G protein coupled receptors (GPCRs) are a class of membrane receptors that transmits extracellular signals into the cell. They can be activated by a diverse set of ligands including small molecules, hormones, neurotransmitters, or photons and are targeted by a third of currently marketed drugs. Endogenous ligands and drugs may exhibit different efficacy profiles, ranging from full activation to complete inactivation of a signalling pathway. The key to the selective interaction with signalling partners in response to ligand binding lies in the conformational flexibility of the membrane receptors. Previous research has extensively studied the three-dimensional structures of GPCRs and their signalling. However, the link between active conformations and signalling is still missing.

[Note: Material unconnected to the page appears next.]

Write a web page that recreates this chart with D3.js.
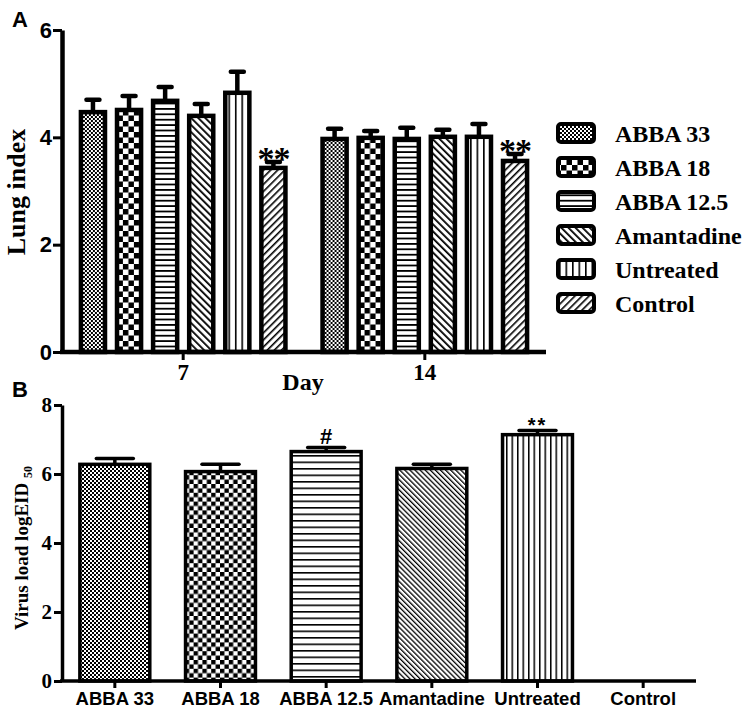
<!DOCTYPE html>
<html><head><meta charset="utf-8">
<script src="https://cdn.jsdelivr.net/npm/d3@7"></script>
<style>
body{margin:0;background:#fff;}
svg{display:block;}
</style></head>
<body>
<svg id="chart" width="754" height="710"></svg>
<script>
// ---- data ----
const days = ["7", "14"];
const groups = ["ABBA 33", "ABBA 18", "ABBA 12.5", "Amantadine", "Untreated", "Control"];
const lungDay7 = [4.47, 4.51, 4.68, 4.40, 4.83, 3.43];
const lungDay7Err = [0.23, 0.26, 0.26, 0.22, 0.39, 0.11];
const lungDay14 = [3.97, 3.99, 3.97, 4.01, 4.01, 3.56];
const lungDay14Err = [0.19, 0.13, 0.21, 0.13, 0.24, 0.13];
const lungMarks7 = ["", "", "", "", "", "**"];
const lungMarks14 = ["", "", "", "", "", "**"];
const lungTicks = [0, 2, 4, 6];
const virusLoad = [6.28, 6.07, 6.65, 6.16, 7.14, 0];
const virusErr = [0.17, 0.21, 0.12, 0.12, 0.12, 0];
const virusMarks = ["", "", "#", "", "**", ""];
const virusTicks = [0, 2, 4, 6, 8];

const SANS = "'Liberation Sans', Arial, sans-serif";
const SERIF = "'Liberation Serif', 'Times New Roman', serif";

const svg = d3.select("#chart");
const defs = svg.append("defs");

// ---- patterns ----
function checkPat(id, s) {
  const p = defs.append("pattern").attr("id", id).attr("patternUnits", "userSpaceOnUse")
    .attr("width", 2 * s).attr("height", 2 * s);
  p.append("rect").attr("width", 2 * s).attr("height", 2 * s).attr("fill", "#fff");
  p.append("rect").attr("width", s).attr("height", s).attr("fill", "#000");
  p.append("rect").attr("x", s).attr("y", s).attr("width", s).attr("height", s).attr("fill", "#000");
}
function linePat(id, gap, w, angle) {
  const p = defs.append("pattern").attr("id", id).attr("patternUnits", "userSpaceOnUse")
    .attr("width", gap).attr("height", 10);
  if (angle) p.attr("patternTransform", "rotate(" + angle + ")");
  p.append("rect").attr("width", gap).attr("height", 10).attr("fill", "#fff");
  p.append("rect").attr("width", w).attr("height", 10).attr("fill", "#000");
}
function hPat(id, gap, w) {
  const p = defs.append("pattern").attr("id", id).attr("patternUnits", "userSpaceOnUse")
    .attr("width", 10).attr("height", gap);
  p.append("rect").attr("width", 10).attr("height", gap).attr("fill", "#fff");
  p.append("rect").attr("width", 10).attr("height", w).attr("fill", "#000");
}
// panel A / legend
checkPat("a0", 2);
checkPat("a1", 5.5);
hPat("a2", 5.4, 1.8);
linePat("a3", 5, 1.8, -45);
linePat("a4", 6.5, 1.6, 0);
linePat("a5", 5, 1.6, 45);
// panel B
checkPat("b0", 2);
checkPat("b1", 4.4);
hPat("b2", 6.5, 1.6);
linePat("b3", 3.6, 1.3, -45);
linePat("b4", 5.5, 1.5, 0);
linePat("b5", 5, 1.6, 45);

// ================= Panel A =================
const yA = d3.scaleLinear().domain([0, 6]).range([352, 30]);
const x0 = d3.scaleBand().domain(days).range([62, 546]).paddingInner(0.137).paddingOuter(0.07);
const x1 = d3.scaleBand().domain(groups).range([0, x0.bandwidth()]).paddingInner(0.222).paddingOuter(0);

const dataA = [
  {day: "7", vals: lungDay7, errs: lungDay7Err, marks: lungMarks7},
  {day: "14", vals: lungDay14, errs: lungDay14Err, marks: lungMarks14}
];

const gA = svg.append("g");
dataA.forEach(d => {
  const g = gA.append("g").attr("transform", "translate(" + x0(d.day) + ",0)");
  groups.forEach((grp, i) => {
    const v = d.vals[i], e = d.errs[i];
    const bx = x1(grp), bw = x1.bandwidth(), cx = bx + bw / 2;
    g.append("line").attr("x1", cx).attr("x2", cx).attr("y1", yA(v)).attr("y2", yA(v + e))
      .attr("stroke", "#000").attr("stroke-width", 4.5);
    g.append("line").attr("x1", cx - 6.5).attr("x2", cx + 6.5).attr("y1", yA(v + e)).attr("y2", yA(v + e))
      .attr("stroke", "#000").attr("stroke-width", 4.5).attr("stroke-linecap", "round");
    g.append("rect").attr("x", bx + 2).attr("y", yA(v)).attr("width", bw - 4).attr("height", yA(0) - yA(v))
      .attr("fill", "url(#a" + i + ")").attr("stroke", "#000").attr("stroke-width", 4.5);
    if (d.marks[i]) {
      g.append("text").attr("x", cx).attr("y", yA(v + e) + 8).attr("text-anchor", "middle")
        .attr("font-family", SERIF).attr("font-weight", "bold").attr("font-size", 34)
        .attr("letter-spacing", -1).text(d.marks[i]);
    }
  });
});

// axes A
const axYA = svg.append("g").attr("transform", "translate(62,0)")
  .call(d3.axisLeft(yA).tickValues(lungTicks).tickFormat(d3.format("d")).tickSize(9).tickSizeOuter(0).tickPadding(1));
axYA.select(".domain").attr("stroke-width", 4.5);
axYA.selectAll(".tick line").attr("stroke-width", 3);
axYA.selectAll(".tick text").attr("font-family", SANS).attr("font-weight", "bold").attr("font-size", 22).attr("fill", "#000");

const axXA = svg.append("g").attr("transform", "translate(0,352)")
  .call(d3.axisBottom(x0).tickSize(8).tickSizeOuter(0).tickPadding(4));
axXA.select(".domain").attr("stroke-width", 4.5).attr("d", "M60,0H546");
axXA.selectAll(".tick line").attr("stroke-width", 3);
axXA.selectAll(".tick text").attr("font-family", SERIF).attr("font-weight", "bold").attr("font-size", 23).attr("fill", "#000");

svg.append("text").attr("x", 303).attr("y", 390).attr("text-anchor", "middle")
  .attr("font-family", SERIF).attr("font-weight", "bold").attr("font-size", 24).text("Day");
svg.append("text").attr("transform", "translate(25,192) rotate(-90)").attr("text-anchor", "middle")
  .attr("font-family", SERIF).attr("font-weight", "bold").attr("font-size", 26).text("Lung index");
svg.append("text").attr("x", 12).attr("y", 27)
  .attr("font-family", SANS).attr("font-weight", "bold").attr("font-size", 22).text("A");

// legend
const legY = d3.scalePoint().domain(groups).range([133, 303]);
const leg = svg.append("g");
groups.forEach((grp, i) => {
  const cy = legY(grp);
  leg.append("rect").attr("x", 558).attr("y", cy - 9).attr("width", 36).attr("height", 18).attr("rx", 3)
    .attr("fill", "url(#a" + i + ")").attr("stroke", "#000").attr("stroke-width", 4);
  leg.append("text").attr("x", 615).attr("y", cy + 8.5)
    .attr("font-family", SERIF).attr("font-weight", "bold").attr("font-size", 24).text(grp);
});

// ================= Panel B =================
const yB = d3.scaleLinear().domain([0, 8]).range([681, 405]);
const xB = d3.scaleBand().domain(groups).range([62, 696]).paddingInner(0.31).paddingOuter(0.155);

const gB = svg.append("g");
groups.forEach((grp, i) => {
  const v = virusLoad[i], e = virusErr[i];
  const bx = xB(grp), bw = xB.bandwidth(), cx = bx + bw / 2;
  if (v > 0) {
    gB.append("line").attr("x1", cx).attr("x2", cx).attr("y1", yB(v)).attr("y2", yB(v + e))
      .attr("stroke", "#000").attr("stroke-width", 3.5);
    gB.append("line").attr("x1", cx - 18.5).attr("x2", cx + 18.5).attr("y1", yB(v + e)).attr("y2", yB(v + e))
      .attr("stroke", "#000").attr("stroke-width", 3.5).attr("stroke-linecap", "round");
    gB.append("rect").attr("x", bx + 1.5).attr("y", yB(v)).attr("width", bw - 3).attr("height", yB(0) - yB(v))
      .attr("fill", "url(#b" + i + ")").attr("stroke", "#000").attr("stroke-width", 3.5);
  }
  if (virusMarks[i]) {
    const star = virusMarks[i] === "**";
    gB.append("text").attr("x", cx).attr("y", yB(v + e) + (star ? 1 : -3)).attr("text-anchor", "middle")
      .attr("font-family", SANS).attr("font-weight", "bold").attr("font-size", star ? 20 : 22)
      .attr("letter-spacing", star ? 2 : 0).text(virusMarks[i]);
  }
});

const axYB = svg.append("g").attr("transform", "translate(62,0)")
  .call(d3.axisLeft(yB).tickValues(virusTicks).tickFormat(d3.format("d")).tickSize(8).tickSizeOuter(0).tickPadding(2));
axYB.select(".domain").attr("stroke-width", 3.5);
axYB.selectAll(".tick line").attr("stroke-width", 3);
axYB.selectAll(".tick text").attr("font-family", SERIF).attr("font-weight", "bold").attr("font-size", 21).attr("fill", "#000");

const axXB = svg.append("g").attr("transform", "translate(0,681)")
  .call(d3.axisBottom(xB).tickSize(7).tickSizeOuter(0).tickPadding(4));
axXB.select(".domain").attr("stroke-width", 3.5).attr("d", "M60,0H696");
axXB.selectAll(".tick line").attr("stroke-width", 3);
axXB.selectAll(".tick text").attr("font-family", SANS).attr("font-weight", "bold").attr("font-size", 18.5).attr("fill", "#000");

const yl = svg.append("text").attr("transform", "translate(28,548) rotate(-90)").attr("text-anchor", "middle")
  .attr("font-family", SERIF).attr("font-weight", "bold").attr("font-size", 19);
yl.append("tspan").text("Virus load logEID ");
yl.append("tspan").attr("font-size", 12).attr("dy", 4).text("50");
svg.append("text").attr("x", 12).attr("y", 397)
  .attr("font-family", SANS).attr("font-weight", "bold").attr("font-size", 22).text("B");
</script>
</body></html>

In this project, we are filling this gap by linking the three-dimensional structure of the receptor to signalling using a combination of biophysical experiments, computational analyses and high throughput signalling approaches. Our objectives are to further our understanding of the conformational changes in GPCRs and how they are linked to signalling. Which of the conformational changes observed are important for signalling and which ones are not? Which residues of the receptor are the most important ones for translating a ligand signal into an intracellular signal? Can this process be modified, either through changes in the ligand or through modulation of signal transduction at a later stage?
Better understanding the molecular basis behind signalling, including the conformational changes that the receptor undergoes upon activation, are important for the development of better drugs with fewer side effects. Understanding how exactly ligand binding is converted into an intracellular signalling event will help researchers modify existing ligands or help them design new ligands with better characteristics.
In conclusion, we have developed a framework for integrating pharmacological and structural data in this project. This allows us to determine which parts of the receptor are key for its functions, which parts are structurally important, pharmacologically important, or both. This improves our interpretation of both pharmacological and structural data. Our approach can be applied to other proteins where functional and structural data are available at similar resolution.